I loved the fifth book, though. As I mentioned in my previous post, it reminded me of A Storm of Swords where it was just crazy moment after crazy moment. The assassination of a certain key character was wonderfully done, and at the perfect moment.

I just have a vague recollection - somewhere around the second or third book when I stopped - of some weird stuff. Can't remember if it was sex-related or something else, though.

Do you have any clue as to what I'm referring, because I can't remember other than that I just stopped reading at that point. And did that continue, or kind of go away?
 
I just have a vague recollection - somewhere around the second or third book when I stopped - of some weird stuff.

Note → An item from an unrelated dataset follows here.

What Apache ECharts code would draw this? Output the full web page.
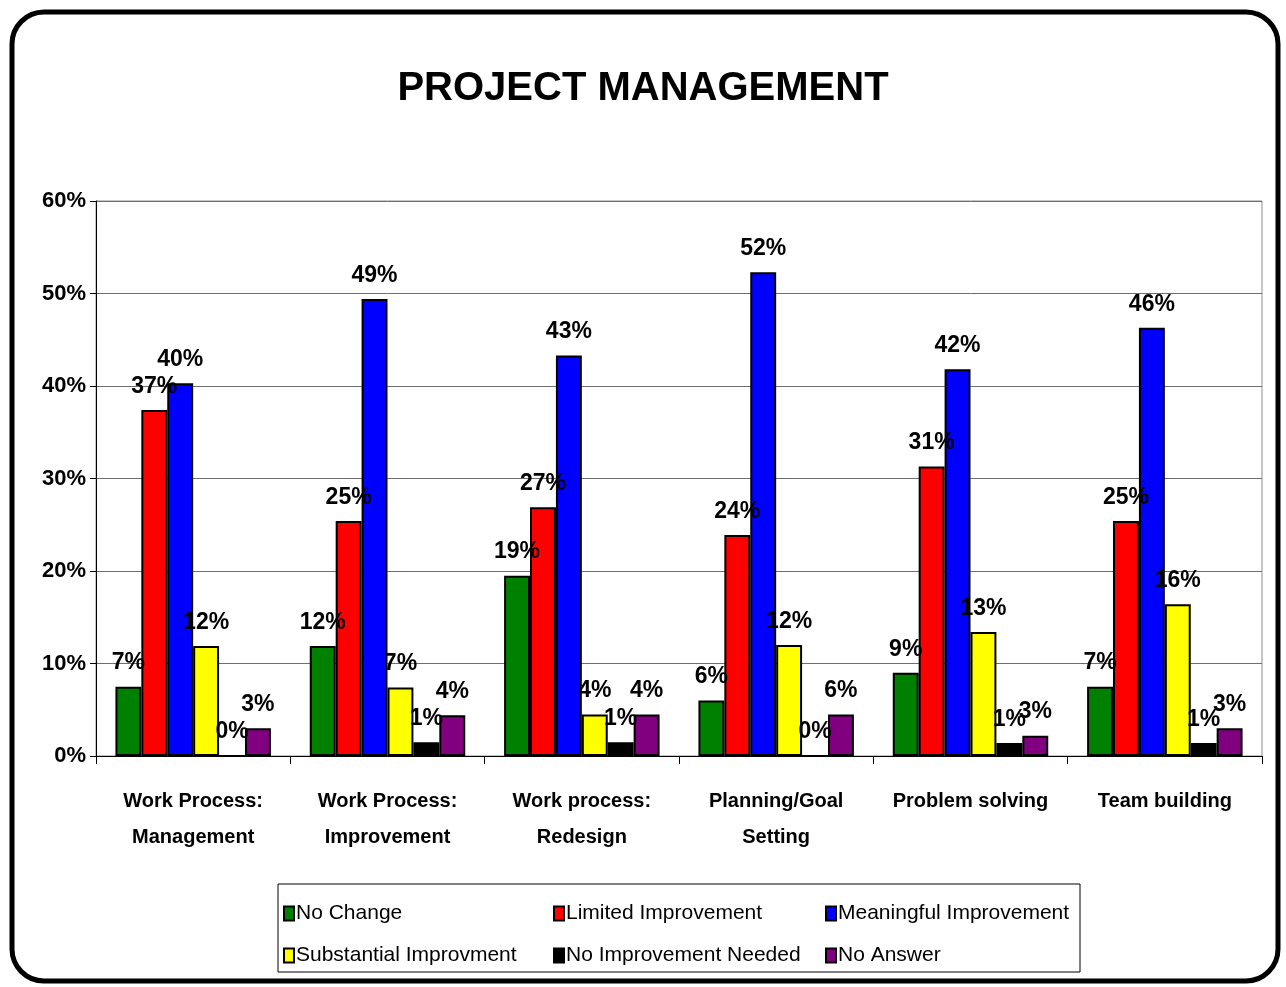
<!DOCTYPE html>
<html>
<head>
<meta charset="utf-8">
<title>Project Management</title>
<script src="https://cdn.jsdelivr.net/npm/echarts@6/dist/echarts.min.js"></script>
<style>
  html, body { margin: 0; padding: 0; background: #fff; }
  #chart { width: 1286px; height: 987px; }
</style>
</head>
<body>
<div id="chart"></div>
<script>
const categories = [
  'Work Process:\nManagement',
  'Work Process:\nImprovement',
  'Work process:\nRedesign',
  'Planning/Goal\nSetting',
  'Problem solving',
  'Team building'
];

const seriesNames = [
  'No Change',
  'Limited Improvement',
  'Meaningful Improvement',
  'Substantial Improvment',
  'No Improvement Needed',
  'No Answer'
];

// bar heights (percent)
const noChange = [7.5, 11.9, 19.5, 6.0, 9.0, 7.5];
const limitedImprovement = [37.4, 25.4, 26.9, 23.9, 31.3, 25.4];
const meaningfulImprovement = [40.3, 49.4, 43.3, 52.3, 41.8, 46.3];
const substantialImprovment = [11.9, 7.4, 4.5, 12.0, 13.4, 16.4];
const noImprovementNeeded = [0, 1.5, 1.5, 0, 1.4, 1.4];
const noAnswer = [3.0, 4.4, 4.5, 4.5, 2.2, 3.0];

// printed data labels
const noChangeLabels = ['7%', '12%', '19%', '6%', '9%', '7%'];
const limitedLabels = ['37%', '25%', '27%', '24%', '31%', '25%'];
const meaningfulLabels = ['40%', '49%', '43%', '52%', '42%', '46%'];
const substantialLabels = ['12%', '7%', '4%', '12%', '13%', '16%'];
const notNeededLabels = ['0%', '1%', '1%', '0%', '1%', '1%'];
const noAnswerLabels = ['3%', '4%', '4%', '6%', '3%', '3%'];

const yTicks = [0, 10, 20, 30, 40, 50, 60];

const colors = ['#008000', '#ff0000', '#0000ff', '#ffff00', '#000000', '#800080'];
const values = [noChange, limitedImprovement, meaningfulImprovement, substantialImprovment, noImprovementNeeded, noAnswer];
const labels = [noChangeLabels, limitedLabels, meaningfulLabels, substantialLabels, notNeededLabels, noAnswerLabels];

const font = "Arial, 'Liberation Sans', sans-serif";

const chart = echarts.init(document.getElementById('chart'));

const series = seriesNames.map((name, i) => ({
  name: name,
  type: 'bar',
  data: values[i],
  barGap: '0%',
  barCategoryGap: '20%',
  itemStyle: {
    color: colors[i],
    borderColor: '#000',
    borderWidth: 2
  },
  label: {
    show: true,
    position: 'top',
    distance: 12,
    color: '#000',
    fontFamily: font,
    fontWeight: 'bold',
    fontSize: 23,
    formatter: (p) => labels[i][p.dataIndex]
  }
}));

const legendBase = {
  orient: 'vertical',
  itemWidth: 10,
  itemHeight: 14,
  itemGap: 21,
  icon: 'rect',
  top: 898,
  textStyle: { fontFamily: font, fontSize: 21, color: '#000', padding: [0, 0, 0, -3] },
  itemStyle: { borderColor: '#000', borderWidth: 2 }
};

const option = {
  animation: false,
  backgroundColor: '#fff',
  color: colors,
  title: {
    text: 'PROJECT MANAGEMENT',
    left: 'center',
    top: 64,
    textStyle: { fontFamily: font, fontWeight: 'bold', fontSize: 40, color: '#000' }
  },
  grid: {
    left: 96,
    right: 24,
    top: 201,
    bottom: 231,
    show: true,
    borderColor: '#8c8c8c',
    borderWidth: 1
  },
  legend: [
    Object.assign({}, legendBase, { left: 278, data: [seriesNames[0], seriesNames[3]] }),
    Object.assign({}, legendBase, { left: 548, data: [seriesNames[1], seriesNames[4]] }),
    Object.assign({}, legendBase, { left: 820, data: [seriesNames[2], seriesNames[5]] })
  ],
  xAxis: {
    type: 'category',
    data: categories,
    axisLine: { lineStyle: { color: '#000', width: 1 } },
    axisTick: { show: true, length: 8, lineStyle: { color: '#000' } },
    axisLabel: {
      interval: 0,
      margin: 27,
      color: '#000',
      fontFamily: font,
      fontWeight: 'bold',
      fontSize: 20,
      lineHeight: 36
    }
  },
  yAxis: {
    type: 'value',
    min: yTicks[0],
    max: yTicks[yTicks.length - 1],
    interval: 10,
    axisLine: { show: true, lineStyle: { color: '#000', width: 1 } },
    axisTick: { show: true, length: 6, lineStyle: { color: '#000' } },
    splitLine: { lineStyle: { color: '#6e6e6e', width: 1 } },
    axisLabel: {
      margin: 10,
      color: '#000',
      fontFamily: font,
      fontWeight: 'bold',
      fontSize: 22,
      formatter: '{value}%'
    }
  },
  graphic: [
    {
      type: 'rect',
      shape: { x: 12, y: 12, width: 1266, height: 969, r: 32 },
      style: { fill: 'none', stroke: '#000', lineWidth: 5 },
      silent: true
    },
    {
      type: 'rect',
      shape: { x: 278, y: 884, width: 802, height: 88 },
      style: { fill: 'none', stroke: '#000', lineWidth: 1 },
      silent: true
    }
  ],
  series: series
};

chart.setOption(option);
</script>
</body>
</html>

Can't remember if it was sex-related or something else, though.

Do you have any clue as to what I'm referring, because I can't remember other than that I just stopped reading at that point. And did that continue, or kind of go away?

I'm honestly not sure what you're referring to, mostly because there's a lot of weird sex stuff in Bakker's books, and some pretty horrific violence too. :chuckle:

One of my favorites is when he describes a demon attacking a human in the form of peeling his face like a grape.
 
I'm honestly not sure what you're referring to, mostly because there's a lot of weird sex stuff in Bakker's books, and some pretty horrific violence too. :chuckle:
Yeah, I guess that was probably it. I don't remember the details, but do remember generally going "ugh, no more!" I think it was the weird sexual violence stuff that got me more than the pure violence. Then again, I had to walk out of the theater during the rape scene in Girl with the Dragon Tattoo, so my threshold for that kind of stuff isn't very high.
 
so as one of the things my work recommended is "start a book club" while we are all mostly staying home. I dont know how i feel about all of RCF sitting around and talking about Huck Finn, but i figured I would throw out some of the stuff i have been reading.

Brandon Sanderson. All of it. For those that havent heard of him he is the antithesis of someone like GRR Martin or Patrick Rufuss. Sanderson releases at least a book, or 3 a year and currently has several series he is writing, almost all of which are fantastic. For those of you that read wheel of time, he finished it.

I recommend Mistborn as a start, but pretty much any of his stuff is good (though i felt elantris was really dull).

@Sebastian yeah i found your 2017 thread, i decided to go for a new start.
As a Sanderson fan, a series lately—especially audiobooks—that have taken grip on me is the Cradle Series by Will Wight.

It’s progression fantasy, but large connected universe etc. with Cosmere vibes.

Another favorite of mine is definitely Dresden Files, but that’s just not everyone’s cup of tea.
 
so as one of the things my work recommended is "start a book club" while we are all mostly staying home. I dont know how i feel about all of RCF sitting around and talking about Huck Finn, but i figured I would throw out some of the stuff i have been reading.

Brandon Sanderson. All of it. For those that havent heard of him he is the antithesis of someone like GRR Martin or Patrick Rufuss. Sanderson releases at least a book, or 3 a year and currently has several series he is writing, almost all of which are fantastic. For those of you that read wheel of time, he finished it.

I recommend Mistborn as a start, but pretty much any of his stuff is good (though i felt elantris was really dull).

@Sebastian yeah i found your 2017 thread, i decided to go for a new start.
Hi bob2the2nd & everyone else.

Before I recommend my own books, let me ask if self-promotion is ok. I write humorous scifi/fantasy.

Thanks,

jjvors
 
Will put this in spoilers so you can get to it later...


On another note, I've started re-reading the Gentleman Bastard novels and am about a fourth of the way through The Lies of Locke Lamora. Great fucking book.
Thanks for your assessment of Rhythm of War. I've read that series and Mystborn. I'll be curious to see if the speculation you give turns out correct.

As always, I have a more positive outcome expected than you. Either good will win or the whole cycle will start again. The latter is what I expect.